Skip the pictures, please, and write out exactly the lines from the opening of the data through the line containing "0.12, 0.1, -0.02];".

***

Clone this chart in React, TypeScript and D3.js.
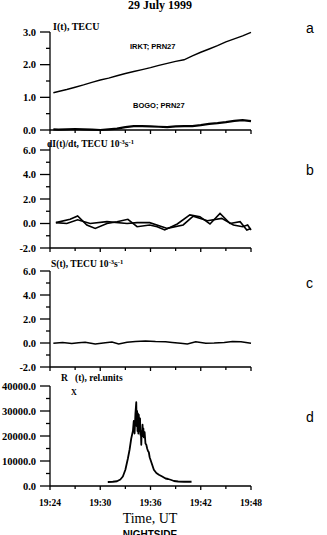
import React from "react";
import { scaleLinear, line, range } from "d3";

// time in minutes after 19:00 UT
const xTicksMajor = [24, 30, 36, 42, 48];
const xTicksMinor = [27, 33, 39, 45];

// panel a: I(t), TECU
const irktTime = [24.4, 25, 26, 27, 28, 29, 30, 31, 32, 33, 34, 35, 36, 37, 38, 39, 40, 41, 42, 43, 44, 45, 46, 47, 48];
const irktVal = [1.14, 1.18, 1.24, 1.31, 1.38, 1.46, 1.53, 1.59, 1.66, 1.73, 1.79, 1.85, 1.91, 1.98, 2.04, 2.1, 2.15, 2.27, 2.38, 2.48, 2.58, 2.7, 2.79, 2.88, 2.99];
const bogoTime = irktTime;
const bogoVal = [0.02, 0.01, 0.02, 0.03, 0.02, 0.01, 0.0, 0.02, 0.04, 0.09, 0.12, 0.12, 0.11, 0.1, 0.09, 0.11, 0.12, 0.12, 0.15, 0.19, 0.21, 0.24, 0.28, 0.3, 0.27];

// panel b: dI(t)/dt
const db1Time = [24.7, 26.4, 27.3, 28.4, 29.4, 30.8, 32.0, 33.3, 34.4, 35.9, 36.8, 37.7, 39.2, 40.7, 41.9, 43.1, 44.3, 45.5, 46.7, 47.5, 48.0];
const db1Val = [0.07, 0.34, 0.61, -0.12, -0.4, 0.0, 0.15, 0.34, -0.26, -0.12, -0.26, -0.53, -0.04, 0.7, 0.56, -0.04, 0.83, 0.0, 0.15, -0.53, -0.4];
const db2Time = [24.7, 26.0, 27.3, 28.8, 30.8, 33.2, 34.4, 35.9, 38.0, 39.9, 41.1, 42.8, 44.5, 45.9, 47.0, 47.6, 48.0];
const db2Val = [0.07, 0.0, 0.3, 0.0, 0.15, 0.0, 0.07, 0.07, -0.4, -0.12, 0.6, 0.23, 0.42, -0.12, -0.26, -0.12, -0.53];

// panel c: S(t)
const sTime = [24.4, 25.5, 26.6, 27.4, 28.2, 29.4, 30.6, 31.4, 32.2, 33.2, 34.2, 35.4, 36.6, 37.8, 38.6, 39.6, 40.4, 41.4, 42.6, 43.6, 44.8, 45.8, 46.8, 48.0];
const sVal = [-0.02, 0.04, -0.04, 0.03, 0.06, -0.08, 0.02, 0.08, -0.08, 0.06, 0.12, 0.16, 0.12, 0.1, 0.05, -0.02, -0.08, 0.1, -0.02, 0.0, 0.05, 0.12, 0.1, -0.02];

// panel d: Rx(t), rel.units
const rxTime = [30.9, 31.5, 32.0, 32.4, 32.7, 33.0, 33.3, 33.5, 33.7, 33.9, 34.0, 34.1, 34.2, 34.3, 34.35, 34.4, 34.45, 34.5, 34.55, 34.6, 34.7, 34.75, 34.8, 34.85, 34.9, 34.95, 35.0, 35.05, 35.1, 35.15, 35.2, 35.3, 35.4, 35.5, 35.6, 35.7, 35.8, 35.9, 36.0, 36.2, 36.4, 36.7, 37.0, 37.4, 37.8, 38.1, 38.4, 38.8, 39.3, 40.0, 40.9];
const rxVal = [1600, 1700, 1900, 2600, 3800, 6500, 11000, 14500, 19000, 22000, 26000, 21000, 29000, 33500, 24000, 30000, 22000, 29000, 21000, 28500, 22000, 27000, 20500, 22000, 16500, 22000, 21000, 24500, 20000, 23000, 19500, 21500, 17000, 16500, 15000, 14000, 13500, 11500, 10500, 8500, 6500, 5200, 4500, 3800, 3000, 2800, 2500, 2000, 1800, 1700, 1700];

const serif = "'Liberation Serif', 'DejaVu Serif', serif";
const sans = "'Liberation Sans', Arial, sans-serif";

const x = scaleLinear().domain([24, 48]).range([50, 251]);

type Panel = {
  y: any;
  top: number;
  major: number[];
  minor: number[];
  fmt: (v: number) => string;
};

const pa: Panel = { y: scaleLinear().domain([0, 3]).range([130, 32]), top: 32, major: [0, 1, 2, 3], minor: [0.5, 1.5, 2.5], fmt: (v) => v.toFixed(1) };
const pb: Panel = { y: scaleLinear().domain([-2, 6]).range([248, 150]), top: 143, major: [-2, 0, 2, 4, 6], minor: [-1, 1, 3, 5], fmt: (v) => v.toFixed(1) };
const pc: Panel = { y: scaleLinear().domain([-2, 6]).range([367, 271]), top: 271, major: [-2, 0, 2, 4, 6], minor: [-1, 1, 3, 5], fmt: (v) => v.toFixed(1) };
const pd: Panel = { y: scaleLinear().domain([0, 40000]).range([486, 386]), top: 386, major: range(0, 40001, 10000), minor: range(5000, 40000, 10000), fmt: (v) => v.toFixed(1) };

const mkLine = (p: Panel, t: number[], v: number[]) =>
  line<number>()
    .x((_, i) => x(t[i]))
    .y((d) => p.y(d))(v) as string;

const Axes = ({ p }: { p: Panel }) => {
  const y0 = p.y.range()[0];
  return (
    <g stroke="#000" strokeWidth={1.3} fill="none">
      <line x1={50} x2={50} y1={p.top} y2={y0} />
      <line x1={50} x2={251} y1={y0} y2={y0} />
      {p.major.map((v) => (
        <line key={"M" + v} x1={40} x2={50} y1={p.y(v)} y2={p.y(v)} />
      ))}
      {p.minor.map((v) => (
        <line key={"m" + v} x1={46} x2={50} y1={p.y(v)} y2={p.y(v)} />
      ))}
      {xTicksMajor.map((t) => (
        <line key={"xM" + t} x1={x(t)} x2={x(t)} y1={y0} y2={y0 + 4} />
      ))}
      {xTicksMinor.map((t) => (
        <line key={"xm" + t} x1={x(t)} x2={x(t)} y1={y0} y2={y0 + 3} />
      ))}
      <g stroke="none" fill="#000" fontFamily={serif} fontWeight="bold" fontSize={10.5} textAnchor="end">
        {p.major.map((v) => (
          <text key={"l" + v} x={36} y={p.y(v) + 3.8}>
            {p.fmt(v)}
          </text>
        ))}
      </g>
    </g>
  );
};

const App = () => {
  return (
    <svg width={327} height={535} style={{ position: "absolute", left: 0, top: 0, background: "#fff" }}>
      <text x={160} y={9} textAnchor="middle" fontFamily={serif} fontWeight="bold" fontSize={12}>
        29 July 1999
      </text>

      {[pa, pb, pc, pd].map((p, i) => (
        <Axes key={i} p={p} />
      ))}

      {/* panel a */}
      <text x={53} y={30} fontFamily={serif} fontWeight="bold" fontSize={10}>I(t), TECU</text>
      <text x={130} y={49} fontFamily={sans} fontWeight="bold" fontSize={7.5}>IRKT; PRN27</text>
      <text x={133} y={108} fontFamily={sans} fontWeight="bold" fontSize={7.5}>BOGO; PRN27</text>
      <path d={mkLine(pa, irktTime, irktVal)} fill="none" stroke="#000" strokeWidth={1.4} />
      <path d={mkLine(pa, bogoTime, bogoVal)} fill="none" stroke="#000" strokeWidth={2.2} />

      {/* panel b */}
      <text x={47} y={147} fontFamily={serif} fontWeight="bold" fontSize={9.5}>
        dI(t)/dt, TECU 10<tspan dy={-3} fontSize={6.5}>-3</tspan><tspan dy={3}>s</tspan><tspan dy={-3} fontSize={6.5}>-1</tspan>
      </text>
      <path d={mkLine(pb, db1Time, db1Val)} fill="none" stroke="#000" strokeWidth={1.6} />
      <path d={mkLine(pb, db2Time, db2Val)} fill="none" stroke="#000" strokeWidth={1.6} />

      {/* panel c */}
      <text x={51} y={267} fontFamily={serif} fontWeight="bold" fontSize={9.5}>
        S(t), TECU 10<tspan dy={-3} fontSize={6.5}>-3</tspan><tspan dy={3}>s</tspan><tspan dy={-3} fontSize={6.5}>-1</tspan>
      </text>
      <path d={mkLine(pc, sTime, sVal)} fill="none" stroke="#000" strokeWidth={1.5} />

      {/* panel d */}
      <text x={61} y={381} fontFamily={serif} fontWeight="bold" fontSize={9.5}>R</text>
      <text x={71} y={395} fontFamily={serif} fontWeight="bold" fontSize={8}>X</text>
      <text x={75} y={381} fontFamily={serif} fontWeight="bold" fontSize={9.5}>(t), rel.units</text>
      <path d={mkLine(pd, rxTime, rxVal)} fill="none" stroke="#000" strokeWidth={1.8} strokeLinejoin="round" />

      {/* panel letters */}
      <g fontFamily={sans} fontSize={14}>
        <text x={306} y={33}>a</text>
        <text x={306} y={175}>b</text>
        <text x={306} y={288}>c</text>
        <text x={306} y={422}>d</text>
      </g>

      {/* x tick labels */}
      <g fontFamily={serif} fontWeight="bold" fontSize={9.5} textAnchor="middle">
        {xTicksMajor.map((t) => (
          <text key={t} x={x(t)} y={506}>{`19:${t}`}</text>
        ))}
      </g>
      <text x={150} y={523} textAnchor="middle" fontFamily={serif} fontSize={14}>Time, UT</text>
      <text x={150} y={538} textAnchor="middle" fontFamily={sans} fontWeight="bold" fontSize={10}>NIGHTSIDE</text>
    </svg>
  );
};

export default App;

***

* Response *
Clone this chart in React, TypeScript and D3.js.
import React from "react";
import { scaleLinear, line, range } from "d3";

// time in minutes after 19:00 UT
const xTicksMajor = [24, 30, 36, 42, 48];
const xTicksMinor = [27, 33, 39, 45];

// panel a: I(t), TECU
const irktTime = [24.4, 25, 26, 27, 28, 29, 30, 31, 32, 33, 34, 35, 36, 37, 38, 39, 40, 41, 42, 43, 44, 45, 46, 47, 48];
const irktVal = [1.14, 1.18, 1.24, 1.31, 1.38, 1.46, 1.53, 1.59, 1.66, 1.73, 1.79, 1.85, 1.91, 1.98, 2.04, 2.1, 2.15, 2.27, 2.38, 2.48, 2.58, 2.7, 2.79, 2.88, 2.99];
const bogoTime = irktTime;
const bogoVal = [0.02, 0.01, 0.02, 0.03, 0.02, 0.01, 0.0, 0.02, 0.04, 0.09, 0.12, 0.12, 0.11, 0.1, 0.09, 0.11, 0.12, 0.12, 0.15, 0.19, 0.21, 0.24, 0.28, 0.3, 0.27];

// panel b: dI(t)/dt
const db1Time = [24.7, 26.4, 27.3, 28.4, 29.4, 30.8, 32.0, 33.3, 34.4, 35.9, 36.8, 37.7, 39.2, 40.7, 41.9, 43.1, 44.3, 45.5, 46.7, 47.5, 48.0];
const db1Val = [0.07, 0.34, 0.61, -0.12, -0.4, 0.0, 0.15, 0.34, -0.26, -0.12, -0.26, -0.53, -0.04, 0.7, 0.56, -0.04, 0.83, 0.0, 0.15, -0.53, -0.4];
const db2Time = [24.7, 26.0, 27.3, 28.8, 30.8, 33.2, 34.4, 35.9, 38.0, 39.9, 41.1, 42.8, 44.5, 45.9, 47.0, 47.6, 48.0];
const db2Val = [0.07, 0.0, 0.3, 0.0, 0.15, 0.0, 0.07, 0.07, -0.4, -0.12, 0.6, 0.23, 0.42, -0.12, -0.26, -0.12, -0.53];

// panel c: S(t)
const sTime = [24.4, 25.5, 26.6, 27.4, 28.2, 29.4, 30.6, 31.4, 32.2, 33.2, 34.2, 35.4, 36.6, 37.8, 38.6, 39.6, 40.4, 41.4, 42.6, 43.6, 44.8, 45.8, 46.8, 48.0];
const sVal = [-0.02, 0.04, -0.04, 0.03, 0.06, -0.08, 0.02, 0.08, -0.08, 0.06, 0.12, 0.16, 0.12, 0.1, 0.05, -0.02, -0.08, 0.1, -0.02, 0.0, 0.05, 0.12, 0.1, -0.02];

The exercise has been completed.